Instructions to follow: All lines from the beginning of the listing through the line with "89.2, 99.7, 102.7];" are to be copied word for word; the pictures are not.
begin Recorded data
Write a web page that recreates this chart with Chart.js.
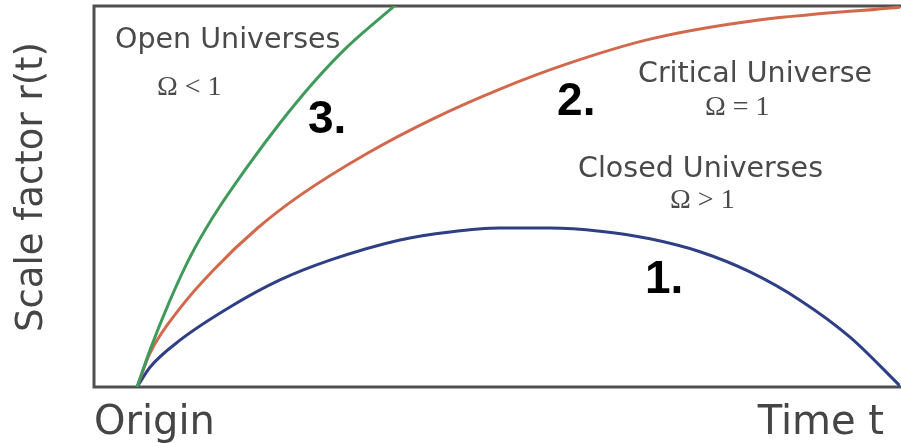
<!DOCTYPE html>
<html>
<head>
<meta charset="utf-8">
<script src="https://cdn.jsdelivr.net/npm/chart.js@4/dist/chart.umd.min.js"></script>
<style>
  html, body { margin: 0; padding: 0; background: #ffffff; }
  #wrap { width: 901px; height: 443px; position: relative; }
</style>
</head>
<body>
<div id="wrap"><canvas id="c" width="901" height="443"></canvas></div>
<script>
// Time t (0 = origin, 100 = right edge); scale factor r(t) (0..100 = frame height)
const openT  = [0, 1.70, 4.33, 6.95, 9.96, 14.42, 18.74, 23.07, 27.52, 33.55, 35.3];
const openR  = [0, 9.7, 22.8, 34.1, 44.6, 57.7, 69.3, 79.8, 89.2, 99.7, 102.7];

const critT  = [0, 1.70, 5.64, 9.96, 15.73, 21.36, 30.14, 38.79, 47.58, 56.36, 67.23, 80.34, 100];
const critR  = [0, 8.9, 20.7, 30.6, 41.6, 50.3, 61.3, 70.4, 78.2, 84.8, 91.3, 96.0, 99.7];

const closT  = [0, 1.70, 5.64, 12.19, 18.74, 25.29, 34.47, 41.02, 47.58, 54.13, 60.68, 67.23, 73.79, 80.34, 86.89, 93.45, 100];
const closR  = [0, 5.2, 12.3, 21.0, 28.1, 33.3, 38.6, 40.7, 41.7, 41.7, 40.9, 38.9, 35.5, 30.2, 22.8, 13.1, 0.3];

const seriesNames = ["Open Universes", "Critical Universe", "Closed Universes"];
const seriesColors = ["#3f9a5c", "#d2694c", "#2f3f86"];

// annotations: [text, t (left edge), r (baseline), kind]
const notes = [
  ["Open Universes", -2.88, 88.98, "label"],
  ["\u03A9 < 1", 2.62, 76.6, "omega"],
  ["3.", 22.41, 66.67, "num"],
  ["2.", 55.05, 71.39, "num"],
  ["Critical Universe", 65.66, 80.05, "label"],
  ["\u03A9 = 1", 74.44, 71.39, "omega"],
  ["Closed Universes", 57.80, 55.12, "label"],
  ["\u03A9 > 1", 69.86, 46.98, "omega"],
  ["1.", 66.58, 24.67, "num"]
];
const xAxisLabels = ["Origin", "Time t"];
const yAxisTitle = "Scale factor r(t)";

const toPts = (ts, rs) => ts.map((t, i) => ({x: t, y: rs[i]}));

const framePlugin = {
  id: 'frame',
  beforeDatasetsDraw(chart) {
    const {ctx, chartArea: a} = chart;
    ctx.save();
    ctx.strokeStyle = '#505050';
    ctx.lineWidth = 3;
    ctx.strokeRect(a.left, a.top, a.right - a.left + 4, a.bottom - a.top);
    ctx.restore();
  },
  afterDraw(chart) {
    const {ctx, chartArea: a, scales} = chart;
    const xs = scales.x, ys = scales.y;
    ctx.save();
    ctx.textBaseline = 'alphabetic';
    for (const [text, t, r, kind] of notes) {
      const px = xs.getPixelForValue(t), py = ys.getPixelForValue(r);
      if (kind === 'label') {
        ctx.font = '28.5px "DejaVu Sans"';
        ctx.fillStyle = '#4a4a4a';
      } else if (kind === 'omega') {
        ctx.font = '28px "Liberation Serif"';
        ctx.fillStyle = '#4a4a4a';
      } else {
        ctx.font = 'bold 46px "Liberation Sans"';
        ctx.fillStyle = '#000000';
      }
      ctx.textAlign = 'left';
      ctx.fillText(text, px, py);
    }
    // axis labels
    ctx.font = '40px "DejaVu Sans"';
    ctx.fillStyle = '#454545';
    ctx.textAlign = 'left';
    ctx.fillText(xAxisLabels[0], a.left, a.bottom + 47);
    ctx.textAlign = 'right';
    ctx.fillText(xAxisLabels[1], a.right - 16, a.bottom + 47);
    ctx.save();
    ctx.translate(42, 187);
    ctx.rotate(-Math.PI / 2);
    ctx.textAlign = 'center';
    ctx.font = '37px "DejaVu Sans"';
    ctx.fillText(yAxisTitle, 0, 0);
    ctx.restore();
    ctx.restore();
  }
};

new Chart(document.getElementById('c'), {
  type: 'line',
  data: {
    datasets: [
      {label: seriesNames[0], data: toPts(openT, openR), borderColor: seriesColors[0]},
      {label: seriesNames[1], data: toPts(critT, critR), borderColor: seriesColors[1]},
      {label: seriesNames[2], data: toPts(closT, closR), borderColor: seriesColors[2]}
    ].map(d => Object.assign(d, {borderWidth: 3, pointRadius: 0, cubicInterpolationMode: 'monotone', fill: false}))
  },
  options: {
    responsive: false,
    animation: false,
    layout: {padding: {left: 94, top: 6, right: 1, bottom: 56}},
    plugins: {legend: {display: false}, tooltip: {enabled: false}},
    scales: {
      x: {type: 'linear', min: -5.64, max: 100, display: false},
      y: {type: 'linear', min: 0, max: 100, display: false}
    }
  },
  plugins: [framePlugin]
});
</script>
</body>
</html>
end Recorded data
Solution:
Write a web page that recreates this chart with Chart.js.
<!DOCTYPE html>
<html>
<head>
<meta charset="utf-8">
<script src="https://cdn.jsdelivr.net/npm/chart.js@4/dist/chart.umd.min.js"></script>
<style>
  html, body { margin: 0; padding: 0; background: #ffffff; }
  #wrap { width: 901px; height: 443px; position: relative; }
</style>
</head>
<body>
<div id="wrap"><canvas id="c" width="901" height="443"></canvas></div>
<script>
// Time t (0 = origin, 100 = right edge); scale factor r(t) (0..100 = frame height)
const openT  = [0, 1.70, 4.33, 6.95, 9.96, 14.42, 18.74, 23.07, 27.52, 33.55, 35.3];
const openR  = [0, 9.7, 22.8, 34.1, 44.6, 57.7, 69.3, 79.8, 89.2, 99.7, 102.7];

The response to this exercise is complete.